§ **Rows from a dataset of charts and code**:
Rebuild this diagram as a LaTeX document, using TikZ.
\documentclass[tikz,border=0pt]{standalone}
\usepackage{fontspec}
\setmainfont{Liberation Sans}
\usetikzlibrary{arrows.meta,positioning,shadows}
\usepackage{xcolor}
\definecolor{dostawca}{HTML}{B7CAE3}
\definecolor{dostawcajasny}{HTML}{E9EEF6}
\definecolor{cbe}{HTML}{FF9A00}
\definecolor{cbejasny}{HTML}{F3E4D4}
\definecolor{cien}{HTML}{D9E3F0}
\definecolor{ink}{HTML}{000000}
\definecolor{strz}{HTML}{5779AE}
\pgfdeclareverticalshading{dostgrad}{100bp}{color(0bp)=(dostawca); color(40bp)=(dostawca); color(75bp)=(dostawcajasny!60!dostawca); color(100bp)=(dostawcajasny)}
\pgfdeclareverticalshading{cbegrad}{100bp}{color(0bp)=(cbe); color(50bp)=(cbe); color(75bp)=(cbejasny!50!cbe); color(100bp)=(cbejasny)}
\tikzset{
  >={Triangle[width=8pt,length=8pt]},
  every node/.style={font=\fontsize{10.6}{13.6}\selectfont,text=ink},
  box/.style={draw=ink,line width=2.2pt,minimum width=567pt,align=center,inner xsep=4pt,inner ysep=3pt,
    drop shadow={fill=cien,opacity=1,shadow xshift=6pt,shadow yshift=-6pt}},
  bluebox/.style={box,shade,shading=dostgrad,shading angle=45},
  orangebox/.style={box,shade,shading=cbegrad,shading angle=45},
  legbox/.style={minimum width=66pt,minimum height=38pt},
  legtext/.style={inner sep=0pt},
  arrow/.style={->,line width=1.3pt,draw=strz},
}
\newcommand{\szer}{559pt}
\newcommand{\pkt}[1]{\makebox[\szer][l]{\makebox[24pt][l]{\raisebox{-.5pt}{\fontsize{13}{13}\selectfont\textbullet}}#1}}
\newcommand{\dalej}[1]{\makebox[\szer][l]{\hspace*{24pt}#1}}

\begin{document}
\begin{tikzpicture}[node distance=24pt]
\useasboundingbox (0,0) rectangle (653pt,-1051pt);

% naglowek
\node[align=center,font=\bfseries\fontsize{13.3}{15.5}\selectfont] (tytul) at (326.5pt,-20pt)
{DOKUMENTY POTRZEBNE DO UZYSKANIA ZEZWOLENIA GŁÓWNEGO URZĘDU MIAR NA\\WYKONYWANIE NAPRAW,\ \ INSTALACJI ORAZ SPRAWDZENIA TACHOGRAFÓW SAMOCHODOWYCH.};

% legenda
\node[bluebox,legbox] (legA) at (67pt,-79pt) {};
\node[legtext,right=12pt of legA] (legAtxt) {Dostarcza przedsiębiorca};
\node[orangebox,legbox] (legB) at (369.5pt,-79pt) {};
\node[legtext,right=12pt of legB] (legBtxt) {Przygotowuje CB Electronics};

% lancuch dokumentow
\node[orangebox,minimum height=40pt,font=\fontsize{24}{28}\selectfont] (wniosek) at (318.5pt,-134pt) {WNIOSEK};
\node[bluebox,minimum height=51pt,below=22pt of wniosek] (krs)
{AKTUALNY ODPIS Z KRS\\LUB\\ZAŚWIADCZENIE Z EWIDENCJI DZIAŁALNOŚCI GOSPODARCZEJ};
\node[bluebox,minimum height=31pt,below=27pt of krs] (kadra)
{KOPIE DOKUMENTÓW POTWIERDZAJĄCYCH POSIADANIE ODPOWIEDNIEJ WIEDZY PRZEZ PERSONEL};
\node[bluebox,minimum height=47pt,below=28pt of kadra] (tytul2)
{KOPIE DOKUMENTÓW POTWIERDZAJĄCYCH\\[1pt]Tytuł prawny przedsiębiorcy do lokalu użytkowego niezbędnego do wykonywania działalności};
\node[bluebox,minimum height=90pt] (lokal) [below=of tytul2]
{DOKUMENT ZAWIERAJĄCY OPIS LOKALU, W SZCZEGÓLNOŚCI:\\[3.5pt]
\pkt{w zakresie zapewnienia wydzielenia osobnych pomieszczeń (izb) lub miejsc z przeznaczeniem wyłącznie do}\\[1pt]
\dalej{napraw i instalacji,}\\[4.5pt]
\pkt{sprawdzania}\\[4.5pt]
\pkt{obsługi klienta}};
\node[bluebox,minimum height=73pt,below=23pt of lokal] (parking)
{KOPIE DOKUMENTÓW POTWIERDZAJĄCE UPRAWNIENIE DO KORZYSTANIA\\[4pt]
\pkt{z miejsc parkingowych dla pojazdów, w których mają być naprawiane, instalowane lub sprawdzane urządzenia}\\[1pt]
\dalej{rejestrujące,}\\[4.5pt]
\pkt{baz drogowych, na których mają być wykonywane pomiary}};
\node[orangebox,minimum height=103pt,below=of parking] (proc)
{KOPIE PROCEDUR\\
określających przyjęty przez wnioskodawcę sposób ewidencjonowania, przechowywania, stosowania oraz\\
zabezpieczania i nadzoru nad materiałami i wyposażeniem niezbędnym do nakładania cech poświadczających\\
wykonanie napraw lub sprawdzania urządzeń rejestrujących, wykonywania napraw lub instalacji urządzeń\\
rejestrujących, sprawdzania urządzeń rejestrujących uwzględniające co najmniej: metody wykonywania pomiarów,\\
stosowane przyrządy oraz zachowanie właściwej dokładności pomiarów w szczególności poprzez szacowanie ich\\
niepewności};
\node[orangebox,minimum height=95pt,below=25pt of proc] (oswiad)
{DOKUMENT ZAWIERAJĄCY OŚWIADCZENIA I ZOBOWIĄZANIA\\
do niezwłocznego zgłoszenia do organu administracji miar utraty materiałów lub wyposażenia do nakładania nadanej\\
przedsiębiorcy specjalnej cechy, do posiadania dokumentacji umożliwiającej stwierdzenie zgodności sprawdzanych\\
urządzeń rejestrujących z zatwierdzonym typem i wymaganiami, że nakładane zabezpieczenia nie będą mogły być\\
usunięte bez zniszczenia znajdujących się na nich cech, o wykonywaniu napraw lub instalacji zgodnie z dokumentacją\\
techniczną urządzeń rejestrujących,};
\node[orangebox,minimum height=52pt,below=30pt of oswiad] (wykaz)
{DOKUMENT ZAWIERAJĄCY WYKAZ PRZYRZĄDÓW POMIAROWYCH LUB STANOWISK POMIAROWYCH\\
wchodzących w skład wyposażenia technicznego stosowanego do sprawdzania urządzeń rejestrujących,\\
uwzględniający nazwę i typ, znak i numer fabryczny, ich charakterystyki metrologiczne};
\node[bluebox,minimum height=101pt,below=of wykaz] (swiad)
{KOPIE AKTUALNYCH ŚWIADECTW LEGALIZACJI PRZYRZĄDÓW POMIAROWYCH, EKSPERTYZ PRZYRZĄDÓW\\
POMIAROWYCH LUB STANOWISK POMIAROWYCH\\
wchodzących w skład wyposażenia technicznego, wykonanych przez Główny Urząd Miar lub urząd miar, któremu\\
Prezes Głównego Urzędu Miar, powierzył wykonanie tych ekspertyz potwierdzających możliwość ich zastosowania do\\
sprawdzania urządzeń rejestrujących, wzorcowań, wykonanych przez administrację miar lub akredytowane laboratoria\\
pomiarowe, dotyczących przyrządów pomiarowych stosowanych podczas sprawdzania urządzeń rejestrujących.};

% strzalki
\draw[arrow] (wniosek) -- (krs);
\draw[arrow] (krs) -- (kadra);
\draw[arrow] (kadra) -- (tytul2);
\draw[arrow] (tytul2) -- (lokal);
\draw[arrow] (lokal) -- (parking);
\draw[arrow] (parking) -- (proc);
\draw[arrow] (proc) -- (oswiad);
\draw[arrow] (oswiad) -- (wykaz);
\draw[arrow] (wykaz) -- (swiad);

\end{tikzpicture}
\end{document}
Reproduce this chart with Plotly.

§ **SHORT EXERCISE**:
Search the entries for the word "this", then list each line that holds it.

§ **IN RESPONSE**:
Rebuild this diagram as a LaTeX document, using TikZ.
Reproduce this chart with Plotly.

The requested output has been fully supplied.